### Data excerpts
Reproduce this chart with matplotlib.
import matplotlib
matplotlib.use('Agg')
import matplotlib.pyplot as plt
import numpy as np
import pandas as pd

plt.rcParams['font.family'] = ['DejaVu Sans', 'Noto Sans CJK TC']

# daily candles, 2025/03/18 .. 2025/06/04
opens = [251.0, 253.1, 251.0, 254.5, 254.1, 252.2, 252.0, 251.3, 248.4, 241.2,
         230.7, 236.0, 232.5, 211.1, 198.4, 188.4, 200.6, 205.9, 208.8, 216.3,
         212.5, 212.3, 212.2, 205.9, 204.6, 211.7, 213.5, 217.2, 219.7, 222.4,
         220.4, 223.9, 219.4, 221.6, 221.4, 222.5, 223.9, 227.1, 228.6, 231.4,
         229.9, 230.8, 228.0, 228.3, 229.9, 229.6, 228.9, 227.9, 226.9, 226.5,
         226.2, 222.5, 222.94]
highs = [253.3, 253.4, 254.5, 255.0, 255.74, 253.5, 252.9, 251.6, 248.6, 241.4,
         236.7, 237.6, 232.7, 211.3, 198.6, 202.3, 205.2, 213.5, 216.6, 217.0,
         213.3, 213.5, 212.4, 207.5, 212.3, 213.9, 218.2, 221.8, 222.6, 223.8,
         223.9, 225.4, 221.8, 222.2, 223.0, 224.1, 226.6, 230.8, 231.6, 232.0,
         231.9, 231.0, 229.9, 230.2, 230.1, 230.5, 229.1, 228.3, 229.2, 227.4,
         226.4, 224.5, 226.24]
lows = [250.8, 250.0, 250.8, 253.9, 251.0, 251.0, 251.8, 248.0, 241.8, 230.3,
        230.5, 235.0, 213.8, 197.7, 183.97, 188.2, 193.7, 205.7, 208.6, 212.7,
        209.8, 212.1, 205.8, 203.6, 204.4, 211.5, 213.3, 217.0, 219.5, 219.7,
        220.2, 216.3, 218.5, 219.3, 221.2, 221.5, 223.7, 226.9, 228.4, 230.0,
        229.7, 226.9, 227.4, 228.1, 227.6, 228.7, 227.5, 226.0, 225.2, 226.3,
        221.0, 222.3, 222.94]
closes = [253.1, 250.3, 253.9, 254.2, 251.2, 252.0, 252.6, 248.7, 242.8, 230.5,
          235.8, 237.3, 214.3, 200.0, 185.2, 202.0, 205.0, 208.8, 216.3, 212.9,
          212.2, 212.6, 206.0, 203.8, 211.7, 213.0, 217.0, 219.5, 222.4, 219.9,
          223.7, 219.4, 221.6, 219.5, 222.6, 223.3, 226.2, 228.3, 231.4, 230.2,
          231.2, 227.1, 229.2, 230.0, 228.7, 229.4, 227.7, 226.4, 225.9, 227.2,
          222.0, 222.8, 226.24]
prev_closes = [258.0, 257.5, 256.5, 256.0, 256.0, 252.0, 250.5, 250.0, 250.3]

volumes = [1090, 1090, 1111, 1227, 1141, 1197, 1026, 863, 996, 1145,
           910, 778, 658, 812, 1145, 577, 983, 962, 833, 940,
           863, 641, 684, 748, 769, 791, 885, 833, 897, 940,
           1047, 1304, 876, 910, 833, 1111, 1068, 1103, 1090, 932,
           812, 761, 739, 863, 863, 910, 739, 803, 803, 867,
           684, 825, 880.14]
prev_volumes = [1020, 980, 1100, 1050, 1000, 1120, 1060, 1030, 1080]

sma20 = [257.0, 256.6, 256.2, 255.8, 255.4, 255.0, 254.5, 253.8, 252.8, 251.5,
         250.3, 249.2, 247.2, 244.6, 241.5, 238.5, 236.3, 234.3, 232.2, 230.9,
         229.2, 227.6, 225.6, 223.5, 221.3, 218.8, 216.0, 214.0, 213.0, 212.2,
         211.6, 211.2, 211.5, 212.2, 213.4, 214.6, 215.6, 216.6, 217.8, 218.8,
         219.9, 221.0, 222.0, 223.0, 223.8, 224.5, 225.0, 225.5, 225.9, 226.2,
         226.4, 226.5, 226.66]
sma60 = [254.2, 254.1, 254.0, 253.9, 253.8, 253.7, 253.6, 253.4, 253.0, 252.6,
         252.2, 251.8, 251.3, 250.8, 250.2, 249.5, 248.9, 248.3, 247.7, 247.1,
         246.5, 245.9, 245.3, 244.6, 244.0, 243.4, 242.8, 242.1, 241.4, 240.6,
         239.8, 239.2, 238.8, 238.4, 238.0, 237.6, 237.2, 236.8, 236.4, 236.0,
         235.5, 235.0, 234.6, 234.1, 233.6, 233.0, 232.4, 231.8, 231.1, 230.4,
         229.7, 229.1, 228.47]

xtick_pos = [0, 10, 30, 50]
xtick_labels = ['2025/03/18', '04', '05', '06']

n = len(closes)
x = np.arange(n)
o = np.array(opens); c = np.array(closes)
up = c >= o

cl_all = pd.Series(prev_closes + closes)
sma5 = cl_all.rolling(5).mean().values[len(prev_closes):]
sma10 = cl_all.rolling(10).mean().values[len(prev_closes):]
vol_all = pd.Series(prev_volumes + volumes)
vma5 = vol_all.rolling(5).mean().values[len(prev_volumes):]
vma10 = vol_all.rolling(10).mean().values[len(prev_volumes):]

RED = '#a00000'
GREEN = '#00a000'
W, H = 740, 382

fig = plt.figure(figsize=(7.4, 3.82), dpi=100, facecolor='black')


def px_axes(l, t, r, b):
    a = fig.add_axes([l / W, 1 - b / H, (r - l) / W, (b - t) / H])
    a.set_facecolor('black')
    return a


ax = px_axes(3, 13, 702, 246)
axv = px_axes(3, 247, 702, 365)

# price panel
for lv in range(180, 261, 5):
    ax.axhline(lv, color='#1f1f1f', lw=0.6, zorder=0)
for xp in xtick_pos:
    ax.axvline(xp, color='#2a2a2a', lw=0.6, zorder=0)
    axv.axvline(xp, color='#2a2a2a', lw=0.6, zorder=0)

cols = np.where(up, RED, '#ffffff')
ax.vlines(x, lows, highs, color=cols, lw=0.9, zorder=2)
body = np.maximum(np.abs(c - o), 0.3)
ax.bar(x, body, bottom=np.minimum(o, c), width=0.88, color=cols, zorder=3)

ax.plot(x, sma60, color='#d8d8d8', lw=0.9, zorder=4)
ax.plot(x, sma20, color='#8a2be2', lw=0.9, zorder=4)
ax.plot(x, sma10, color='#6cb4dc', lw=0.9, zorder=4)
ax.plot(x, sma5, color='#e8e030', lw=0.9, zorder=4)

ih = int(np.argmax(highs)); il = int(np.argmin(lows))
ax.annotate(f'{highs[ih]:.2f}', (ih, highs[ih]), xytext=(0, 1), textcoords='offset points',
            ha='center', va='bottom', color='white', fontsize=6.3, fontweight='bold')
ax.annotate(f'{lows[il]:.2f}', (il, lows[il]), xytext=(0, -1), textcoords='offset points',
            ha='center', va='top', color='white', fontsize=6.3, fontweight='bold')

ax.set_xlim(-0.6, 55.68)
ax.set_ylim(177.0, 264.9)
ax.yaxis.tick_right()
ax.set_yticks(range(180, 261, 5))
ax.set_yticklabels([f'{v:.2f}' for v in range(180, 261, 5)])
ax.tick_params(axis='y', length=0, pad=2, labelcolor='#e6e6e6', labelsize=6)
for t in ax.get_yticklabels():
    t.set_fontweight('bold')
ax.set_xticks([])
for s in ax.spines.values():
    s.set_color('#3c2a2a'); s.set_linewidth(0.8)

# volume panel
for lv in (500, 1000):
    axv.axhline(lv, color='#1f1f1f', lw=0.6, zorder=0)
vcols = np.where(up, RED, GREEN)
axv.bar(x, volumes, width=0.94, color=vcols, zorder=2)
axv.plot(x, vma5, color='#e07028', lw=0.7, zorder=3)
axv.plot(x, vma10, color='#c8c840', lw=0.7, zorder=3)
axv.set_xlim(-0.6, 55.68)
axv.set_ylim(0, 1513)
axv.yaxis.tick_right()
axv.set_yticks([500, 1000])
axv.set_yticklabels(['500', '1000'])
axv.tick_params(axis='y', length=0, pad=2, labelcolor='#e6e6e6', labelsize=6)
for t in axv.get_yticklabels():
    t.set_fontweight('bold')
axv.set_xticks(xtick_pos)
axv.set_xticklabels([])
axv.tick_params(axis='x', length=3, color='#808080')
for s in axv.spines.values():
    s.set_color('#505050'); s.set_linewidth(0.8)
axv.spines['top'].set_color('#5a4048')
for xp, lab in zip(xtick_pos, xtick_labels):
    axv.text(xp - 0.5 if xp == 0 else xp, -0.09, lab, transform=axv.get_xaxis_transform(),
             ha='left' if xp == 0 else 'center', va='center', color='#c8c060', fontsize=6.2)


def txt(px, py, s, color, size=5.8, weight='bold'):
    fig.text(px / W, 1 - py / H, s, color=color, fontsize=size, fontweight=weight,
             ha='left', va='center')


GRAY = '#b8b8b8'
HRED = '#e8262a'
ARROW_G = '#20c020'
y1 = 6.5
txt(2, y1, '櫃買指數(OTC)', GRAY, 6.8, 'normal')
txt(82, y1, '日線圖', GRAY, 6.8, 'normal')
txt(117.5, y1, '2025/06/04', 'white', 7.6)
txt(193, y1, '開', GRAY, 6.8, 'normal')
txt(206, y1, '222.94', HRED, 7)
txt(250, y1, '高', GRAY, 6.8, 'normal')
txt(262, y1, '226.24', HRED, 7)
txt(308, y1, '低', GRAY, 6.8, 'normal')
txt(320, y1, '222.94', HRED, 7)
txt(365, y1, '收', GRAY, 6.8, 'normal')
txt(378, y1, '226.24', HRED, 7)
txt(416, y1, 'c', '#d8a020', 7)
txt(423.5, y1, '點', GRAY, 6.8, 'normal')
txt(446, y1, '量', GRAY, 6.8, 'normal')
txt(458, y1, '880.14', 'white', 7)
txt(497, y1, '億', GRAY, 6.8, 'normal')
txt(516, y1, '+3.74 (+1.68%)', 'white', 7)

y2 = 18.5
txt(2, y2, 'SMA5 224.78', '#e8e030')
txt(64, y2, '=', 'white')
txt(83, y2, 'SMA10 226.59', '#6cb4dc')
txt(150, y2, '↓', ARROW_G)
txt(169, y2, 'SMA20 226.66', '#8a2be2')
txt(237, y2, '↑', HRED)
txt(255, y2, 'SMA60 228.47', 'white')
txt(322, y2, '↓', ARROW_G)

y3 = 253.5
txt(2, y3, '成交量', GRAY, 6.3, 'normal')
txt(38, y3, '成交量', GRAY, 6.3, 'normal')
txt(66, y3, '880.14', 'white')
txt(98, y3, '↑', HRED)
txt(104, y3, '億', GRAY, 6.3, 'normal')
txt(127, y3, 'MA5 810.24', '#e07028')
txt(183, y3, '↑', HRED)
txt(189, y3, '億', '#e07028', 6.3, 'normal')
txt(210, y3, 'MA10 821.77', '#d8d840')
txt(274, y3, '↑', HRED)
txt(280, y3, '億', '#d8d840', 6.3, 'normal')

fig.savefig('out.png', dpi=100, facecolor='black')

--

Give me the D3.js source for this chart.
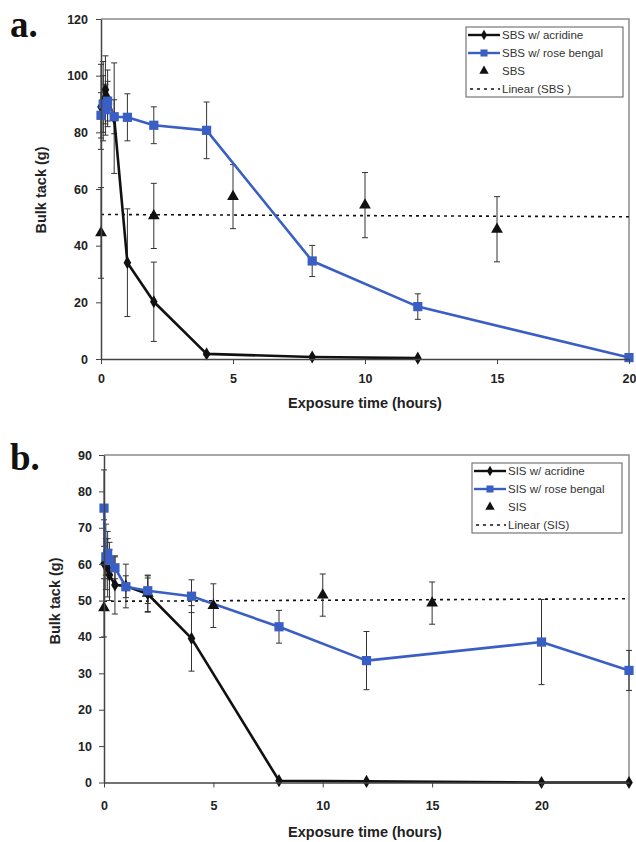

### Description of the task
Output the lines of the records above exactly as they appear, from the line containing "Reproduce this chart with matplotlib." through the line containing "plt.rcParams['font.family'] = ['DejaVu".

### Reply
Reproduce this chart with matplotlib.
import matplotlib
matplotlib.use('Agg')
import matplotlib.pyplot as plt
import numpy as np
import pandas as pd

plt.rcParams['font.family'] = ['DejaVu Sans', 'Noto Sans CJK TC']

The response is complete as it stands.